C’est vraiment trop injuste? « Ce n’est pas le droit de grève que la cour d’appel de Liège a puni mais la manière dont les manifestants ont agi. Ceux-ci étaient-ils en train d’exercer ce droit par de tels actes de blocage d’une autoroute? Ce n’est pas si net que cela », estime Olivier Rijckaert, avocat spécialisé en droit du travail, « quelque peu surpris par l’indignation syndicale ».

Olivier Rijckaert
Olivier Rijckaert© BELGA IMAGE

Sauf que l’émoi causé s’explique par ce qui est perçu comme une menace mortelle sur le moteur même de l’action syndicale. Comme le rappelle François-Xavier Lievens, assistant au département des sciences du travail (UCLouvain), « une grève qui ne dérange pas est inutile. Le droit de grève est le droit de bloquer. » Si le gréviste en action s’en trouve dépossédé dans les faits, que lui restera-t-il dans sa besace pour faire entendre sa colère ou son désespoir? « La grève de la faim, celle qui ne perturbe rien », nous suggère un observateur des mouvements sociaux. « Le recours à l’entrave méchante à la circulation me laisse assez interrogatif, relève Jean Vandewattyne, spécialiste en psychologie du travail (UMons) et membre du Gracos, le Groupe d’analyse des conflits sociaux, j’y vois la porte ouverte à une banalisation de cette qualification juridique qui reviendra à affaiblir les mouvements sociaux. Sera-t-il encore possible de bloquer un carrefour pour faire valoir un point de vue ou une revendication? La difficulté de se déplacer en raison des embouteillages fait aussi partie de notre quotidien… » Et ce facteur d’entrave-là n’est nullement sanctionné.

Insécurité juridique

Un sit-in étudiant improvisé sur la voie publique, une action surprise d’Extinction Rebellion, une opération escargot menée par des tracteurs sur une autoroute: crac dedans? A ce propos, que penser de ces quelques dizaines de policiers mécontents qui, le 20 octobre, ont bloqué des carrefours bruxellois sans crier gare? Allez, circulez, tant qu’il n’y a rien de bien méchant… « Utilisée de manière extensive, cette infraction pourrait conduire à criminaliser toute forme de mouvement social qui prendrait place dans la rue sans l’autorisation administrative de la police. Or, cette disposition, qui figure dans une section du Code pénal relative à la mise en danger physique des personnes, n’est pas une garantie à la liberté de circulation », prolonge François-Xavier Lievens, qui n’exclut pas une mise au pas insidieuse des syndicats.
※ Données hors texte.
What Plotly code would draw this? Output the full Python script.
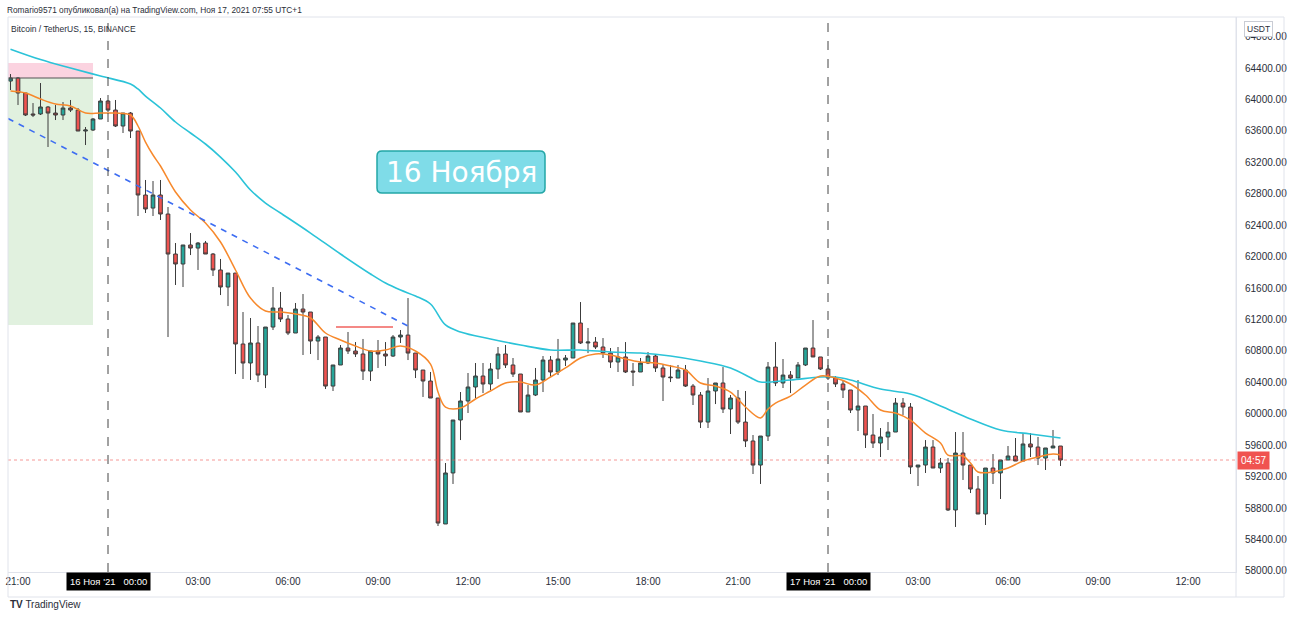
import plotly.graph_objects as go
import pandas as pd

# ---------------- data (BTC/USDT, 15m, Binance) ----------------
start_time = "2021-11-15 20:45"
opens = [64234,64273,64082,63815,63815,63904,63827,63802,63891,63865,63598,63611,63751,63980,63865,63662,63827,63598,62784,62618,
         62784,62542,62033,61906,62148,62109,62173,62033,61830,61613,61791,60888,60646,60901,60493,61104,61346,61206,61028,61333,
         61295,60926,60977,60353,60621,60837,60799,60761,60544,60799,60761,60735,60977,61002,60773,60557,60417,60201,58598,59247,
         59921,60163,60341,60481,60379,60570,60761,60621,60506,60023,60239,60430,60684,60532,60684,60710,61155,60901,60913,60850,
         60773,60659,60723,60544,60532,60646,60735,60583,60468,60455,60557,60353,60239,59895,60290,60392,60061,60201,59895,59654,
         59348,59717,60595,60392,60493,60455,60621,60837,60723,60570,60455,60379,60303,60048,60099,59730,59628,59705,59768,60137,
         60086,59323,59348,59577,59310,59374,58776,59501,59348,59043,58725,59310,59247,59412,59463,59399,59616,59577,59437,59565,
         59590]
highs = [64323,64285,64082,63954,64209,63916,63929,63967,63993,63891,63649,63764,64018,63993,63993,63827,63840,63598,62975,62962,
         62975,62631,62173,62148,62300,62186,62199,62046,61970,61791,61791,61295,61219,61117,61104,61613,61550,61257,61410,61524,
         61295,61002,60977,60621,60875,61041,60913,60952,60799,60939,60913,61002,61066,61473,60773,60557,60532,60201,59374,59921,
         60277,60519,60646,60646,60646,60850,60875,60710,60506,60366,60583,60735,60735,60952,60748,61155,61422,61092,60977,60964,
         60837,60850,60913,60646,60710,60786,60761,60621,60621,60621,60621,60379,60277,60455,60392,60595,60239,60303,60290,59730,
         59717,60659,60913,60697,60544,60659,60837,61193,60723,60697,60481,60417,60303,60430,60099,59997,59819,59895,60201,60201,
         60137,59348,59666,59666,59437,59437,59768,59768,59348,59208,59310,59488,59412,59590,59692,59755,59755,59705,59565,59794,
         59590]
lows = [64120,63929,63789,63776,63802,63395,63738,63738,63840,63598,63420,63598,63751,63840,63649,63573,63509,62517,62555,62517,
        62466,60977,61639,61613,62020,61830,62033,61753,61511,61371,60506,60443,60430,60404,60328,61066,61168,61002,61028,60748,
        60761,60684,60315,60290,60621,60761,60723,60430,60417,60583,60608,60723,60901,60684,60455,60214,60201,58572,58598,59107,
        59666,60010,60201,60264,60303,60443,60583,60468,60023,60023,60226,60277,60468,60493,60608,60710,60888,60773,60824,60710,
        60583,60532,60519,60353,60532,60633,60532,60163,60404,60455,60341,60112,59819,59819,60124,60010,59743,59870,59577,59234,
        59107,59654,60353,60328,60264,60455,60608,60723,60557,60430,60341,60201,60010,59781,59565,59565,59450,59539,59768,59985,
        59234,59081,59247,59310,59247,58763,58560,59158,58992,58725,58585,59107,58916,59412,59399,59399,59450,59348,59285,59565,
        59336]
closes = [64273,64082,63802,63802,63904,63827,63802,63891,63865,63598,63611,63751,63980,63865,63662,63827,63598,62784,62606,62784,
          62542,62033,61906,62148,62109,62173,62033,61830,61613,61791,60888,60646,60901,60493,61104,61346,61206,61028,61333,61295,
          60926,60977,60353,60621,60837,60799,60761,60544,60799,60761,60735,60977,61002,60773,60557,60417,60201,58610,59247,59921,
          60163,60341,60481,60379,60570,60761,60621,60506,60023,60239,60430,60684,60532,60697,60710,61155,60901,60913,60850,60773,
          60659,60723,60532,60532,60646,60735,60583,60468,60460,60557,60353,60239,59895,60290,60392,60061,60201,59895,59654,59348,
          59717,60595,60392,60493,60455,60621,60837,60723,60570,60455,60379,60303,60048,60099,59730,59628,59705,59768,60137,60086,
          59323,59348,59577,59310,59374,58776,59501,59348,59043,58725,59310,59247,59412,59463,59399,59616,59577,59437,59565,59590,
          59412]

# moving averages (candle index -> price)
fast_ma_idx = [0,2,4,6,8,10,12,14,16,17,18,19,20,22,24,26,28,30,32,34,36,38,40,42,44,46,48,50,52,54,56,57,58,60,62,64,66,68,70,
               72,74,76,78,80,82,84,86,88,90,92,94,96,98,100,101,102,104,106,108,110,112,114,116,118,120,122,124,125,127,128,129,
               131,133,135,137,139,140]
fast_ma = [64107,64082,64005,63942,63916,63827,63827,63827,63802,63662,63458,63293,63153,62822,62594,62428,62186,61830,61473,
           61308,61295,61270,61219,61028,60939,60862,60799,60812,60862,60799,60633,60277,60086,60073,60188,60290,60392,60404,
           60366,60468,60583,60710,60761,60748,60697,60659,60646,60608,60557,60392,60353,60277,60086,59947,60061,60137,60226,
           60366,60481,60455,60379,60239,60048,60010,59921,59755,59628,59475,59463,59374,59260,59260,59310,59399,59450,59488,59475]
slow_ma_idx = [0,4,8,12,16,17,18,20,22,24,26,28,30,32,34,36,40,44,48,50,52,54,56,58,60,64,68,72,76,80,84,88,92,96,99,100,104,
               108,110,112,116,120,124,128,132,136,140]
slow_ma = [64640,64508,64400,64298,64196,64133,64043,63891,63713,63573,63433,63267,63076,62847,62682,62555,62300,62033,61779,
           61664,61575,61499,61397,61130,61041,60952,60875,60812,60812,60786,60773,60735,60671,60583,60443,60404,60430,60468,
           60468,60430,60315,60252,60099,59934,59794,59743,59692]

# drawings
trend_start = ("2021-11-15 20:40", 63757)
trend_end = ("2021-11-16 10:00", 61117)
level_line = ("2021-11-16 07:36", "2021-11-16 09:30", 61104)
pos_x = ("2021-11-15 20:40", "2021-11-15 23:30")
pos_entry, pos_stop, pos_target = 64273, 64463, 61130
last_price = 59412
y_ticks = [58000 + 400 * i for i in range(18)]
x_ticks = ["2021-11-15 21:00", "2021-11-16 03:00", "2021-11-16 06:00", "2021-11-16 09:00", "2021-11-16 12:00",
           "2021-11-16 15:00", "2021-11-16 18:00", "2021-11-16 21:00", "2021-11-17 03:00", "2021-11-17 06:00",
           "2021-11-17 09:00", "2021-11-17 12:00"]
x_tick_text = ["21:00", "03:00", "06:00", "09:00", "12:00", "15:00", "18:00", "21:00", "03:00", "06:00", "09:00", "12:00"]
day_marks = [("2021-11-16 00:00", "16 Ноя '21"), ("2021-11-17 00:00", "17 Ноя '21")]

times = pd.date_range(start_time, periods=len(opens), freq="15min")

fig = go.Figure()

# position tool rectangles
fig.add_shape(type="rect", x0=pos_x[0], x1=pos_x[1], y0=pos_entry, y1=pos_stop,
              fillcolor="rgba(242,120,160,0.33)", line_width=0, layer="below")
fig.add_shape(type="rect", x0=pos_x[0], x1=pos_x[1], y0=pos_target, y1=pos_entry,
              fillcolor="rgba(120,190,110,0.22)", line_width=0, layer="below")
fig.add_shape(type="line", x0=pos_x[0], x1=pos_x[1], y0=pos_entry, y1=pos_entry,
              line=dict(color="#555555", width=1.2))

# vertical day separators
for d, _ in day_marks:
    fig.add_shape(type="line", x0=d, x1=d, y0=0, y1=1, yref="paper",
                  line=dict(color="#444444", width=1, dash="dash"))

# last price dotted line
fig.add_shape(type="line", x0=0, x1=1, xref="paper", y0=last_price, y1=last_price,
              line=dict(color="rgba(239,83,80,0.6)", width=1, dash="dot"))

fig.add_trace(go.Scatter(x=times[slow_ma_idx], y=slow_ma, mode="lines", line=dict(color="#2bc3d8", width=1.6, shape="spline"),
                         hoverinfo="skip"))
fig.add_trace(go.Scatter(x=times[fast_ma_idx], y=fast_ma, mode="lines", line=dict(color="#f7892c", width=1.5, shape="spline"),
                         hoverinfo="skip"))

fig.add_trace(go.Candlestick(
    x=times, open=opens, high=highs, low=lows, close=closes,
    increasing=dict(line=dict(color="#3c3c3c", width=1), fillcolor="#26a69a"),
    decreasing=dict(line=dict(color="#3c3c3c", width=1), fillcolor="#ef5350"),
    whiskerwidth=0))

# trend line
fig.add_trace(go.Scatter(x=[trend_start[0], trend_end[0]], y=[trend_start[1], trend_end[1]], mode="lines",
                         line=dict(color="#3d6df2", width=1.6, dash="6px,6px"), hoverinfo="skip"))
# red level
fig.add_trace(go.Scatter(x=[level_line[0], level_line[1]], y=[level_line[2], level_line[2]], mode="lines",
                         line=dict(color="#f0625e", width=1.6), hoverinfo="skip"))

PLOT_L, PLOT_R, PLOT_T, PLOT_B = 8, 1236, 17, 572
def px(x):
    return (x - PLOT_L) / (PLOT_R - PLOT_L)
def py(y):
    return (PLOT_B - y) / (PLOT_B - PLOT_T)

# rounded callout box behind "16 Ноября"
def rounded_rect(x0, y0, x1, y1, r):
    rx, ry = r / (PLOT_R - PLOT_L), r / (PLOT_B - PLOT_T)
    X0, X1, Yt, Yb = px(x0), px(x1), py(y0), py(y1)
    return (f"M {X0+rx},{Yt} L {X1-rx},{Yt} Q {X1},{Yt} {X1},{Yt-ry} L {X1},{Yb+ry} Q {X1},{Yb} {X1-rx},{Yb} "
            f"L {X0+rx},{Yb} Q {X0},{Yb} {X0},{Yb+ry} L {X0},{Yt-ry} Q {X0},{Yt} {X0+rx},{Yt} Z")
fig.add_shape(type="path", xref="paper", yref="paper", path=rounded_rect(377, 151, 545, 193, 5),
              fillcolor="#7fdce8", line=dict(color="#23a6a6", width=1.5))

ann = []
ann.append(dict(xref="paper", yref="paper", x=px(5), y=py(10), xanchor="left", yanchor="middle", showarrow=False,
                text="Romario9571 опубликовал(а) на TradingView.com, Ноя 17, 2021 07:55 UTC+1",
                font=dict(family="Liberation Sans", size=8.3, color="#2a2e39")))
ann.append(dict(xref="paper", yref="paper", x=px(9), y=py(29), xanchor="left", yanchor="middle", showarrow=False,
                text="Bitcoin / TetherUS, 15, BINANCE", font=dict(family="Liberation Sans", size=8.5, color="#2a2e39")))
ann.append(dict(xref="paper", yref="paper", x=px(461), y=py(172), xanchor="center", yanchor="middle", showarrow=False,
                text="16 Ноября", font=dict(family="DejaVu Sans", size=28, color="#ffffff")))
for d, lbl in day_marks:
    ann.append(dict(xref="x", yref="paper", x=d, y=py(581.5), showarrow=False, yanchor="middle",
                    text=lbl + "&nbsp;&nbsp;&nbsp;00:00", font=dict(family="Liberation Sans", size=9.5, color="#ffffff"),
                    bgcolor="#000000", borderpad=3))
ann.append(dict(xref="paper", yref="y", x=px(1237), y=last_price, xanchor="left", showarrow=False, text="04:57",
                font=dict(family="Liberation Sans", size=10, color="#ffffff"), bgcolor="#f05350", borderpad=3))
ann.append(dict(xref="paper", yref="paper", x=px(1259), y=py(29), xanchor="center", yanchor="middle", showarrow=False,
                text="USDT", font=dict(family="Liberation Sans", size=8.5, color="#2a2e39"), bgcolor="#ffffff",
                bordercolor="#c9ccd4", borderwidth=1, borderpad=2))
ann.append(dict(xref="paper", yref="paper", x=px(8), y=py(604), xanchor="left", yanchor="middle", showarrow=False,
                text="<b>TV</b> TradingView", font=dict(family="Liberation Sans", size=10, color="#2a2e39")))

# frame lines around axes
frame = [
    dict(type="line", xref="paper", yref="paper", x0=px(8), x1=px(1284), y0=py(597), y1=py(597), line=dict(color="#e0e3eb", width=1)),
    dict(type="line", xref="paper", yref="paper", x0=px(1236), x1=px(1236), y0=py(597), y1=py(17), line=dict(color="#e0e3eb", width=1)),
    dict(type="line", xref="paper", yref="paper", x0=px(1284), x1=px(1284), y0=py(597), y1=py(17), line=dict(color="#e0e3eb", width=1)),
    dict(type="line", xref="paper", yref="paper", x0=px(8), x1=px(8), y0=py(597), y1=py(17), line=dict(color="#e0e3eb", width=1)),
    dict(type="line", xref="paper", yref="paper", x0=px(8), x1=px(1284), y0=py(17), y1=py(17), line=dict(color="#e0e3eb", width=1)),
]
for s in frame:
    fig.add_shape(**s)

fig.update_layout(
    width=1290, height=617, margin=dict(l=PLOT_L, r=1290 - PLOT_R, t=PLOT_T, b=617 - PLOT_B, autoexpand=False),
    paper_bgcolor="#ffffff", plot_bgcolor="#ffffff", showlegend=False, annotations=ann,
    xaxis=dict(type="date", range=["2021-11-15 20:40", "2021-11-17 13:36"], rangeslider=dict(visible=False),
               showgrid=False, zeroline=False, tickvals=x_ticks, ticktext=x_tick_text, ticks="", automargin=False,
               tickfont=dict(family="Liberation Sans", size=10, color="#2a2e39"), showline=True, linecolor="#e0e3eb"),
    yaxis=dict(side="right", range=[57987, 65049], showgrid=False, zeroline=False, tickvals=y_ticks, automargin=False,
               tickformat=".2f", ticks="outside", ticklen=6, tickcolor="rgba(0,0,0,0)",
               tickfont=dict(family="Liberation Sans", size=10, color="#2a2e39"), showline=True, linecolor="#e0e3eb"),
)

fig.write_html("out.html")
« Le monde syndical se prend comme un boomerang l’absence de cadre juridique, commente Olivier Rijckaert. Tant que les contours du droit de grève ne seront pas consacrés par une loi, son exercice restera à la merci de décisions judiciaires prises au cas par cas et sera source d’insécurité juridique. » Jean Vandewattyne ne recommande pas de franchir ce pas en ce moment: « La décision de justice qui vient d’être rendue s’inscrit dans une lecture du droit de grève en phase avec l’air du temps marqué par un courant néolibéral dominant. L’espace de contestation et des moyens de l’exprimer deviennent de plus en plus restreints. Vu l’état actuel des rapports de force politiques, il y a tout lieu de craindre qu’une législation sur le droit de grève ne se fasse au détriment des possibilités d’action collective dont disposent encore les travailleurs. » La contestation, oui, mais à pratiquer avec modération. Sans perturbations?

(1) L’installation de piquets de grève sur une voie publique de circulation peut constituer une infraction pénale, par Olivier Rijckaert et Alexandre Wespes, Justice-en-ligne.be, 24 octobre 2019.